Kılıçdaroğlu sert çıktı
CHP lideri Kemal Kılıçdaroğlu, partisinin grup toplantısında konuşma yapıyor. Kılıçdaroğlu'nun konuşmasında öne çıkan başlıklar şöyle:
- Gaz bombası atıyorsunuz doğrudan hedef alıyorsunuz. Bunun birileri tarafından dile getirilmesi lazım. Niçin sahip çıkıyorsunuz bu genclere diyorlar. Neden çıkmayalım? Bu ülkeye demokrasi ya gelecek ya gelecek.
- Gençler bizim gençlerimiz, bizim çocuklarımız bizim geleceğimiz. O gençleri gözardı edemeyiz.
- Hiçbir genci bireysel bir avantaj peşinde olmadığını hepimiz biliyoruz. Gençlerimize apolitik dedik. Türkiye'nin, dünyanın sorunlarını bilmiyor dedik. Bunlar bir şeyden anlamaz bunlar bilgisayar çocukları dedik. Ama gençler kendilerini bize de dünyaya da çok güzel şekilde anlattı. Gençleri hafife almayacağız, dinleyeceğiz.

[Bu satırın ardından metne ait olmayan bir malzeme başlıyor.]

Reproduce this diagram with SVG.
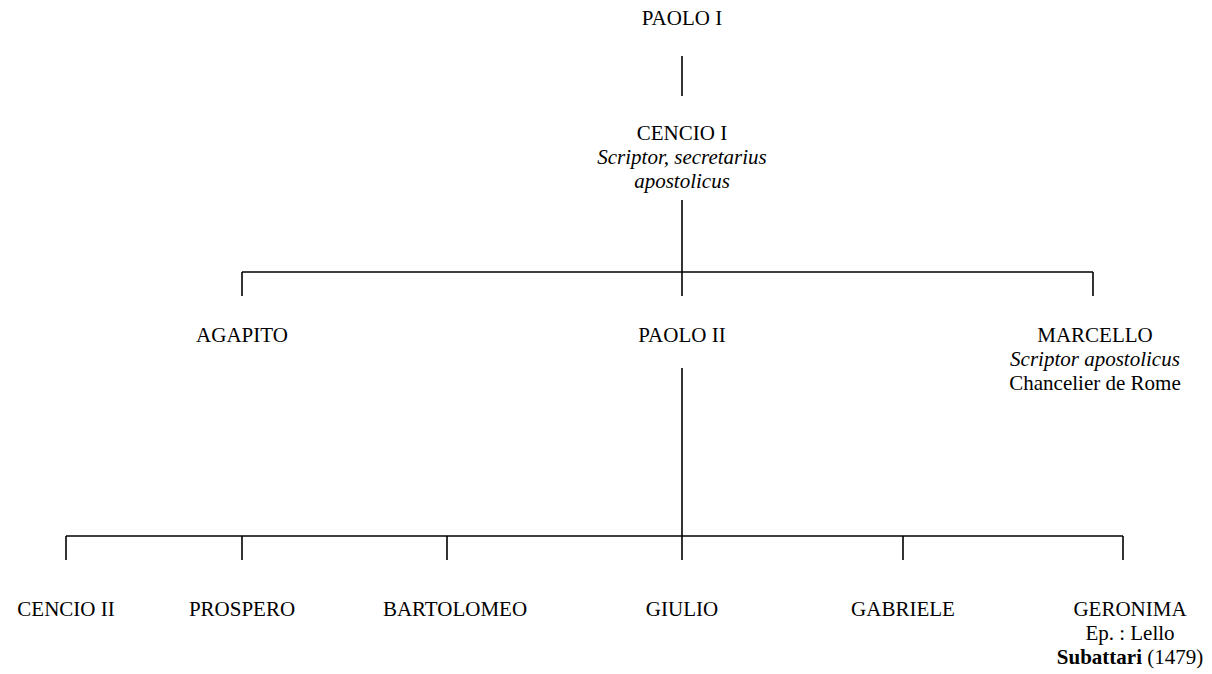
<svg xmlns="http://www.w3.org/2000/svg" width="1212" height="674" viewBox="0 0 1212 674">
<style>
text{font-family:"Liberation Serif","Times New Roman",serif;font-size:21px;fill:#000;text-anchor:middle}
.i{font-style:italic}
.b{font-weight:bold}
#connectors line{stroke:#000;stroke-width:1.6}
</style>
<rect width="1212" height="674" fill="#fff"/>
<g id="connectors">
<line x1="682" y1="56" x2="682" y2="96"/>
<line x1="682" y1="200" x2="682" y2="296"/>
<line x1="242" y1="272" x2="1093" y2="272"/>
<line x1="242" y1="272" x2="242" y2="296"/>
<line x1="1093" y1="272" x2="1093" y2="296"/>
<line x1="682" y1="368" x2="682" y2="560"/>
<line x1="66" y1="536" x2="1123" y2="536"/>
<line x1="66" y1="536" x2="66" y2="560"/>
<line x1="242" y1="536" x2="242" y2="560"/>
<line x1="447" y1="536" x2="447" y2="560"/>
<line x1="903" y1="536" x2="903" y2="560"/>
<line x1="1123" y1="536" x2="1123" y2="560"/>
</g>
<g id="paolo1"><text x="682" y="25">PAOLO I</text></g>
<g id="cencio1"><text x="682" y="140">CENCIO I</text><text class="i" x="682" y="164">Scriptor, secretarius</text><text class="i" x="682" y="188">apostolicus</text></g>
<g id="agapito"><text x="242" y="342">AGAPITO</text></g>
<g id="paolo2"><text x="682" y="342">PAOLO II</text></g>
<g id="marcello"><text x="1095" y="342">MARCELLO</text><text class="i" x="1095" y="366">Scriptor apostolicus</text><text x="1095" y="390">Chancelier de Rome</text></g>
<g id="cencio2"><text x="66" y="616">CENCIO II</text></g>
<g id="prospero"><text x="242" y="616">PROSPERO</text></g>
<g id="bartolomeo"><text x="455" y="616">BARTOLOMEO</text></g>
<g id="giulio"><text x="682" y="616">GIULIO</text></g>
<g id="gabriele"><text x="903" y="616">GABRIELE</text></g>
<g id="geronima"><text x="1130" y="616">GERONIMA</text><text x="1130" y="640">Ep. : Lello</text><text x="1130" y="664"><tspan class="b">Subattari</tspan> (1479)</text></g>
</svg>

- Efendim 4 ağaca bunlar sahip çıkıyorlar diyorlar. Ağaç sevgisi olmayan birinde insan sevgisi olabilir mi. İnsan sevgisi olmayan biri bir ülkeyi yönetebilir mi?
- Hükümet toplar vergiyi ve harcar. Vatandaş ödediğini vergiyi sorar, siyasi iktidar hesap verir. Türkiye henüz bu aşmaya gelmedi. Gençlerime, vergi veren her yurttaşıma söylüyorum. Verdiğin verginin hesabını sor.
- Çağdaş demokrasilerde her kesimin fikri alınır, bizde usulen yapılır. Demokrasiyi derinleştirmemiz gerekir. Türkiye’de demokrasi, diktatörlükten bir önceki aşamada. Taksim’deki gençlerimiz bu ülkede birinci sınıf demokrasi istiyorlar.
- Benim polisim benim valim diyor. Bunlar senin babanın malı mı? Vali devletin valisi, polis devletin polisi. Ama sen bunları kendi valin ve polisin haline getirdin. O nedenle ben sana diktatör diyorum Recep Tayyip Erdoğan.
- Sizin anladığınız dilden konuşacağım dedi. İki dil var. Bir dil şiddet dili öbür dili sevgi dili. Şiddet dilini kullanan Recep Tayyip Erdoğan. Sevgi dilini kullanan gençlerimiz. Ne demek anladığınız dilden konuşacağım? Dövecek misin? Öldürecek misin? Demokrasi istiyor bu gençler. Demokrasi isteyenlerin öldürüldüğü rejime dikta denir. Başındakine de diktatör denir.
- Bütün Türkiye psikanalize merak sardı. Köşe yazarları, bilim insanları, sade vatandaş psikolog olduk. Hepimiz vazgeçirmeye çalışıyoruz. Ama "ben bildiğimi konuşacağım" diyor. Sana değil ülkeye zarar veriyor.
- Camiye içki şişeleri ile girdi demek sorumsuzluktur. Onun da ötesinde ahlaksızlıktır.
- Çıkıp bir konuşma yapıyorsun her şey berbat oluyor.
- Piyasadaki çalkantının suçunu faiz lobisine yıktı. Neyse bu sefer CHP’yi suçlamadı. Yapabilirdi. Tek ayak üstünde 40 tane yalan söyleyebilir. Bu ülkede faiz lobisi varsa yeni mi aklına geldi. Onların ümüğünü sıkacağım diyor. Sıkmazsan namertsin. Sıkılmasa 'O Gezi Parkı’nda oturan gençler o borcu yaptı' diyecek.
- Siyasetçi kul hakkı yemez. Kul hakkı yiyene hesap sorar. Bunlar kul hakkı yiyorlar, yiyenlerin de sırtını sıvazlıyorlar. Siyasetçi yalan söylemez. Düşünün bir ülkenin Başbakanı çıkıyor Wallstreet’te polisler 17 kişiyi öldürdü diyor. Büyükelçi çıkıyor açıklama yapıyor. Yok öyle bir şey diyor.
- '2 milyar 800 milyon ağaç dikildi' dedi. Hesap yaptık böyle bir şey olabilir mi. Yani 24 saat çalışsalar her 20 dakikada bir robot gibi dikiyorlar. Atma Recep din kardeşiyiz. Bu kadar da atılmaz ki.